Branched Drain Grey Water Diversion

After deciding I wanted to keep my grey water onsite but finding the commercial products a little on the expensive side I went looking for cheaper alternatives.

My first attempt was a 200L drum outside my bathroom connected to the waste outlet from my bath, lined with some rudimentary filters and draining to the garden via 19mm poly pipe. This was a failed experiment with a positive outcome. I quickly discovered where grey water gets it’s name from – when stored for any length of time this is the colour it quickly turns.

My filters clogged up as did the relatively small diameter outlet pipe and the all of the grey water made its way to the sewer via the overflows. The commercial solutions use higher quality filters and most often pumps to ensure the grey water is not stored more than 24 hours.

From this I found Oasis Designs branched drain approach. A very simple solution using larger diameter (40-50mm) pipes with no storage. It relies on having a sufficient fall available but is elegant in it’s simplicity. No storage and no filters means very little maintenance. The large diameter pipes mean much less opportunity for contaminants to cause blockages.

Whilst it’s ok to use grey water on areas you grow food it should never come in contact with it. Irrigating fruit trees is probably the simplest and safest use.
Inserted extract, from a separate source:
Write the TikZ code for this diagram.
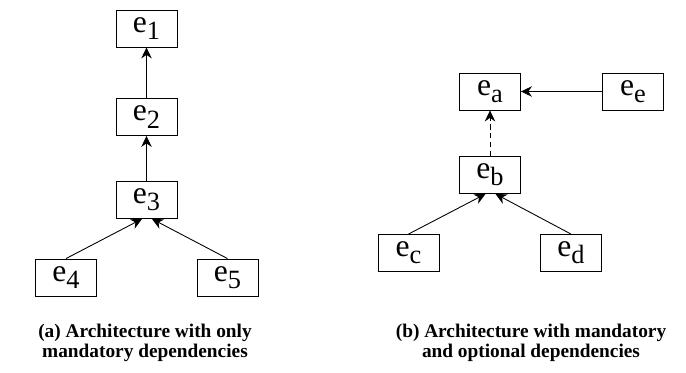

Dealing with an established garden integrating a branched drain design wasn’t going to be so easy and I already had other food plants close to my fruit trees. As much as I wanted to re-use the water on-site I mostly wanted to avoid putting it in the sewer. My solution was to connect the bath waste via 2 inch poly pipe directly to a single large mulch pit.

This has worked happily for 3 years now with zero maintenance. No blockages, no cleaning. The mulch pit is topped up periodically with leaves and the soil happily absorbs all the water.

Given the opportunity I would make more use of the water though. Some thoughts on setting up a branched drain system for your grey water in Australia:


  • Start by reading the excellent Grey Water book by Oasis Designs.
  • Purchase the required number of flow splitters from them. They’re a modified double ell fitting allowing for inspection and access. I can’t locate these from Australian vendors.
    • They’re sold in 1.5″ and 2″ variants.
  • The fitting is ABS which is available but not commonly used in Australia.
  • For the pipes, you may be able to find ABS pipe from specialist plumbing suppliers or alternately use PVC-U pressure pipe.
    • ABS fittings have internal diameters of 48.514mm and 60.579mm for 1.5 inch and 2 inch respectively.
    • PVC-U Pressure pipe use the same outside diameter in 40 and 50mm nominal bore pipes which are readily available locally.